Richard is gone, but the explosive, 5-9, 195-pound Smith is back. With 49 catches for 515 yards, Smith is a lethal threat in the passing game, too. That figures to be important for USM, since the Golden Eagles lose their two leading receivers from last season.

In his return to UK, Dawson will also have the three interior offensive linemen who started for Southern Miss last season, though the Golden Eagles must replace both starting tackles.

The other thing USM should be bringing to Kentucky is an unusually motivated offensive coordinator.

In the one year he spent at UK after leaving West Virginia, Dawson and Stoops oft seemed out of synch. That was most apparent in Kentucky’s questionable game management last year late in first halves.

While going 5-7 for a second-consecutive season, UK repeatedly put itself in dire situations just before halftime. In the Wildcats’ seven losses, they were outscored in the final 5:10 of first halves by a combined 48-12.

The low point came at Vanderbilt. Down 14-10, UK failed on an ill-advised 4th-and-1 deep pass attempt from near midfield just before halftime.

That failure set up Vandy with a short field and yielded what became the game-deciding TD in a disheartening 21-17 loss that ultimately kept the Cats from becoming bowl eligible.

Even with that, Dawson would have every reason to feel that his only getting one year to run the UK offense was not a fair chance to show what he could do.

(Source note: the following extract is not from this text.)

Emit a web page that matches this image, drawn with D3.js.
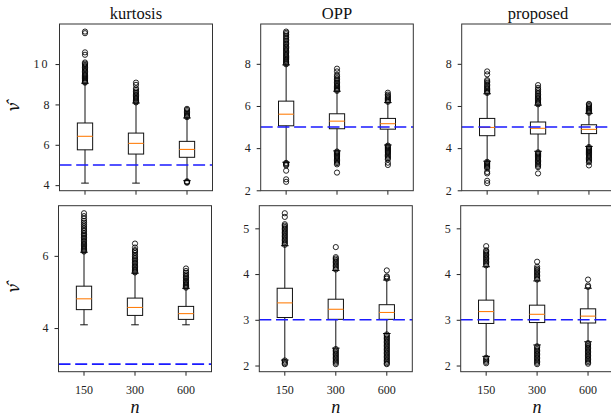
<!DOCTYPE html>
<html><head><meta charset="utf-8">
<script src="https://cdn.jsdelivr.net/npm/d3@7"></script>
<style>
html,body{margin:0;padding:0;background:#fff;}
svg{display:block;}
</style></head>
<body>
<svg id="chart" width="611" height="415"></svg>
<script>
// ---------- data ----------
const categories = ["150", "300", "600"];
const methods = ["kurtosis", "OPP", "proposed"];
const trueNu = [5, 3];               // reference value per row
const xLabel = "n";
const yLabel = "ν\u0302";

const topTicksKurtosis = [4, 6, 8, 10];
const topTicksShared = [2, 4, 6, 8];
const bottomTicksKurtosis = [4, 6];
const bottomTicksShared = [2, 3, 4, 5];

// box stats per n: [lower whisker, Q1, median, Q3, upper whisker]
const topKurtosisBoxes = [[4.1, 5.75, 6.42, 7.08, 9.05], [4.1, 5.54, 6.07, 6.58, 8.07], [4.22, 5.38, 5.77, 6.17, 7.33]];
const topOppBoxes      = [[3.33, 5.06, 5.61, 6.23, 7.95], [3.87, 4.92, 5.28, 5.63, 6.70], [4.15, 4.90, 5.16, 5.41, 6.16]];
const topPropBoxes     = [[3.38, 4.59, 4.98, 5.41, 6.58], [3.85, 4.67, 4.94, 5.24, 6.04], [4.08, 4.69, 4.89, 5.11, 5.65]];
const botKurtosisBoxes = [[4.09, 4.51, 4.81, 5.16, 6.10], [4.09, 4.35, 4.57, 4.83, 5.52], [4.09, 4.24, 4.40, 4.60, 5.10]];
const botOppBoxes      = [[2.12, 3.05, 3.37, 3.69, 4.62], [2.38, 3.01, 3.23, 3.45, 4.08], [2.70, 3.01, 3.16, 3.33, 3.87]];
const botPropBoxes     = [[2.20, 2.92, 3.18, 3.43, 4.16], [2.45, 2.94, 3.12, 3.32, 3.85], [2.52, 2.93, 3.08, 3.24, 3.69]];

// outliers per n
const topKurtosisOutliers = [
  [9.08, 9.12, 9.17, 9.22, 9.28, 9.33, 9.39, 9.44, 9.5, 9.57, 9.63, 9.7, 9.76, 9.83, 9.9, 9.96, 10.02, 10.08, 10.46, 10.58, 11.53, 11.61],
  [8.1, 8.15, 8.2, 8.26, 8.32, 8.38, 8.44, 8.5, 8.57, 8.64, 8.72, 8.8, 8.97, 9.08],
  [7.37, 7.42, 7.47, 7.53, 7.59, 7.66, 7.73, 7.78, 4.19, 4.15, 4.12]
];
const topOppOutliers = [
  [7.98, 8.03, 8.08, 8.13, 8.19, 8.24, 8.3, 8.35, 8.41, 8.47, 8.53, 8.59, 8.65, 8.71, 8.77, 8.83, 8.9, 8.96, 9.03, 9.1, 9.17, 9.24, 9.32, 9.4, 9.47, 9.53,
   3.3, 3.26, 3.22, 3.18, 2.93, 2.52, 2.4],
  [6.72, 6.77, 6.82, 6.87, 6.93, 6.99, 7.05, 7.11, 7.18, 7.25, 7.32, 7.4, 7.48, 7.64, 7.77,
   3.84, 3.79, 3.74, 3.69, 3.64, 3.59, 3.53, 3.47, 3.41, 3.35, 3.29, 3.23, 2.84],
  [6.2, 6.25, 6.3, 6.36, 6.42, 6.48, 6.54, 6.63,
   4.12, 4.07, 4.02, 3.97, 3.92, 3.87, 3.82, 3.77, 3.71, 3.65, 3.59, 3.53, 3.47, 3.31, 3.2]
];
const topPropOutliers = [
  [6.62, 6.67, 6.72, 6.78, 6.84, 6.9, 6.96, 7.03, 7.1, 7.17, 7.23, 7.5, 7.64,
   3.35, 3.3, 3.25, 3.2, 3.15, 3.1, 3.05, 2.87, 2.8, 2.45, 2.34],
  [6.08, 6.13, 6.18, 6.24, 6.3, 6.36, 6.42, 6.48, 6.55, 6.62, 6.7, 6.78, 6.86, 6.99,
   3.8, 3.75, 3.7, 3.65, 3.6, 3.54, 3.48, 3.42, 3.36, 3.3, 3.23, 3.16, 3.1, 2.8],
  [5.68, 5.73, 5.78, 5.83, 5.88, 5.94, 6.0, 6.06, 6.1,
   4.05, 4.0, 3.95, 3.9, 3.85, 3.8, 3.75, 3.69, 3.63, 3.57, 3.51, 3.45, 3.39, 3.33, 3.18]
];
const botKurtosisOutliers = [
  [6.12, 6.15, 6.18, 6.21, 6.25, 6.28, 6.32, 6.35, 6.39, 6.43, 6.47, 6.51, 6.55, 6.59, 6.63, 6.68, 6.72, 6.77, 6.82, 6.87, 6.92, 6.97, 7.03, 7.1, 7.18],
  [5.54, 5.57, 5.6, 5.63, 5.67, 5.7, 5.74, 5.78, 5.82, 5.86, 5.9, 5.94, 5.98, 6.03, 6.08, 6.13, 6.16, 6.23, 6.34],
  [5.12, 5.15, 5.18, 5.21, 5.25, 5.28, 5.32, 5.36, 5.4, 5.44, 5.48, 5.53, 5.58, 5.65]
];
const botOppOutliers = [
  [4.64, 4.67, 4.7, 4.73, 4.76, 4.79, 4.82, 4.85, 4.88, 4.91, 4.94, 4.97, 5.0, 5.03, 5.06, 5.09, 5.25, 5.33,
   2.11, 2.08, 2.05, 2.03],
  [4.1, 4.13, 4.16, 4.19, 4.22, 4.25, 4.28, 4.31, 4.34, 4.37, 4.59,
   2.36, 2.33, 2.3, 2.27, 2.24, 2.21, 2.18, 2.15, 2.12, 2.09, 2.06, 2.03],
  [3.9, 3.93, 3.95, 4.08,
   2.68, 2.65, 2.62, 2.59, 2.56, 2.53, 2.5, 2.47, 2.44, 2.41, 2.38, 2.35, 2.32, 2.29, 2.26, 2.23, 2.2, 2.17, 2.14, 2.11, 2.08, 2.05, 2.03]
];
const botPropOutliers = [
  [4.19, 4.22, 4.25, 4.28, 4.31, 4.34, 4.37, 4.4, 4.43, 4.46, 4.49, 4.52, 4.61,
   2.17, 2.14, 2.11, 2.08, 2.05],
  [3.88, 3.91, 3.94, 3.97, 4.0, 4.03, 4.06, 4.09, 4.12, 4.16, 4.27,
   2.42, 2.39, 2.36, 2.33, 2.3, 2.27, 2.24, 2.21, 2.18, 2.15, 2.12, 2.09, 2.06, 2.03],
  [3.72, 3.75, 3.88,
   2.49, 2.46, 2.43, 2.4, 2.37, 2.34, 2.31, 2.28, 2.25, 2.22, 2.19, 2.16, 2.13, 2.1, 2.07, 2.04]
];

// ---------- layout ----------
const rowY = [[24, 190.7], [205.7, 371.7]];
const colX = [
  [[59.5, 212.5], [260.7, 413.3], [461.7, 614.4]],
  [[58.5, 211.5], [259.3, 412.3], [460.7, 613.5]]
];
const panels = [
  {r:0, c:0, boxes: topKurtosisBoxes, out: topKurtosisOutliers, ticks: topTicksKurtosis, share: "t0"},
  {r:0, c:1, boxes: topOppBoxes,      out: topOppOutliers,      ticks: topTicksShared,   share: "t1"},
  {r:0, c:2, boxes: topPropBoxes,     out: topPropOutliers,     ticks: topTicksShared,   share: "t1"},
  {r:1, c:0, boxes: botKurtosisBoxes, out: botKurtosisOutliers, ticks: bottomTicksKurtosis, share: "b0"},
  {r:1, c:1, boxes: botOppBoxes,      out: botOppOutliers,      ticks: bottomTicksShared,   share: "b1"},
  {r:1, c:2, boxes: botPropBoxes,     out: botPropOutliers,     ticks: bottomTicksShared,   share: "b1"}
];

// shared y domains: data extent incl. reference line, 5% margin
const domains = {};
panels.forEach(p => {
  const vals = [trueNu[p.r]];
  p.boxes.forEach(b => vals.push(...b));
  p.out.forEach(o => vals.push(...o));
  const e = d3.extent(vals);
  if (!domains[p.share]) domains[p.share] = e;
  else domains[p.share] = [Math.min(domains[p.share][0], e[0]), Math.max(domains[p.share][1], e[1])];
});

const svg = d3.select("#chart");
const FONT = "'Liberation Serif', 'Times New Roman', serif";
const MATHFONT = "'Noto Serif', 'DejaVu Serif', serif";

panels.forEach(p => {
  const [x0, x1] = colX[p.r][p.c];
  const [y0, y1] = rowY[p.r];
  const dom = domains[p.share];
  const pad = (dom[1] - dom[0]) * 0.05;
  const y = d3.scaleLinear().domain([dom[0] - pad, dom[1] + pad]).range([y1, y0]);
  const x = d3.scaleBand().domain(categories).range([x0, x1]).paddingInner(0).paddingOuter(0);
  const bw = x.bandwidth();
  const cx = d => x(d) + bw / 2;
  const boxW = bw * 0.3, capW = bw * 0.15;

  const g = svg.append("g");

  // axes
  const xa = d3.axisBottom(x).tickSize(4).tickPadding(10);
  if (p.r === 0) xa.tickFormat("");
  const gx = g.append("g").attr("transform", `translate(0,${y1})`).call(xa);
  const ya = d3.axisLeft(y).tickValues(p.ticks).tickSize(4).tickPadding(6).tickFormat(d3.format("d"));
  const gy = g.append("g").attr("transform", `translate(${x0},0)`).call(ya);
  [gx, gy].forEach(a => {
    a.attr("font-family", FONT).attr("font-size", 12);
    a.select(".domain").remove();
    a.selectAll(".tick line").attr("stroke", "#222").attr("stroke-width", 1);
    a.selectAll(".tick text").attr("fill", "#222");
  });
  gy.selectAll(".tick text").filter(d => d >= 10).attr("letter-spacing", 2);

  // boxes
  p.boxes.forEach((b, i) => {
    const cat = categories[i];
    const xc = cx(cat);
    const [lo, q1, med, q3, hi] = b;
    const bg = g.append("g").attr("stroke", "#111").attr("fill", "none").attr("stroke-width", 1);
    bg.append("line").attr("x1", xc).attr("x2", xc).attr("y1", y(q1)).attr("y2", y(lo));
    bg.append("line").attr("x1", xc).attr("x2", xc).attr("y1", y(q3)).attr("y2", y(hi));
    bg.append("line").attr("x1", xc - capW / 2).attr("x2", xc + capW / 2).attr("y1", y(lo)).attr("y2", y(lo));
    bg.append("line").attr("x1", xc - capW / 2).attr("x2", xc + capW / 2).attr("y1", y(hi)).attr("y2", y(hi));
    bg.append("rect").attr("x", xc - boxW / 2).attr("width", boxW)
      .attr("y", y(q3)).attr("height", y(q1) - y(q3));
    g.append("line").attr("x1", xc - boxW / 2).attr("x2", xc + boxW / 2)
      .attr("y1", y(med)).attr("y2", y(med)).attr("stroke", "#ff7f0e").attr("stroke-width", 1.1);
    g.append("g").selectAll("circle").data(p.out[i]).join("circle")
      .attr("cx", xc).attr("cy", d => y(d)).attr("r", 2.6)
      .attr("fill", "none").attr("stroke", "#000").attr("stroke-width", 0.85);
  });

  // reference line
  g.append("line").attr("x1", x0).attr("x2", x1)
    .attr("y1", y(trueNu[p.r])).attr("y2", y(trueNu[p.r]))
    .attr("stroke", "#1a1aff").attr("stroke-width", 1.6).attr("stroke-dasharray", "12,4.7");

  // frame
  g.append("rect").attr("x", x0).attr("y", y0).attr("width", x1 - x0).attr("height", y1 - y0)
    .attr("fill", "none").attr("stroke", "#333").attr("stroke-width", 1);

  // title
  if (p.r === 0) {
    g.append("text").attr("x", (x0 + x1) / 2).attr("y", 18.5).attr("text-anchor", "middle")
      .attr("font-family", FONT).attr("font-size", 16.5).attr("fill", "#111").text(methods[p.c]);
  }
  // x label
  if (p.r === 1) {
    g.append("text").attr("x", (x0 + x1) / 2).attr("y", 412.5).attr("text-anchor", "middle")
      .attr("font-family", FONT).attr("font-style", "italic").attr("font-size", 18).attr("fill", "#111").text(xLabel);
  }
  // y label (nu with hat)
  if (p.c === 0) {
    const ym = (y0 + y1) / 2;
    g.append("text").attr("transform", `translate(19,${ym}) rotate(-90)`).attr("text-anchor", "middle")
      .attr("font-family", MATHFONT).attr("font-style", "italic").attr("font-size", 17).attr("fill", "#111").text(yLabel);
  }
});
</script>
</body></html>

From Stoops’ perspective, with a 12-24 record through three seasons, the Kentucky head coach is at the point he has to produce better on-field results. It’s hard to blame Stoops for acting decisively if he ended last season convinced he and Dawson were not a compatible match.

Once Southern Miss tabbed Dawson to run its attack, it gave the UK-USM season opener a humdinger of a storyline.

What will happen?

If the Cats have really recruited as well during Stoops’ tenure as has been portrayed by the recruiting analysts, the Wildcats should be well equipped in the coach’s fourth season to take care of business at home against a C-USA team— even a good one with a top-notch senior quarterback, a star running back and a highly-motivated offensive coordinator.

Yet if Shannon Dawson’s Southern Mississippi offense lights up the UK defense and produces a road upset in the coach’s return to Commonwealth Stadium, that would be an ultimate Murphy’s Law moment even in Kentucky’s star-crossed football history.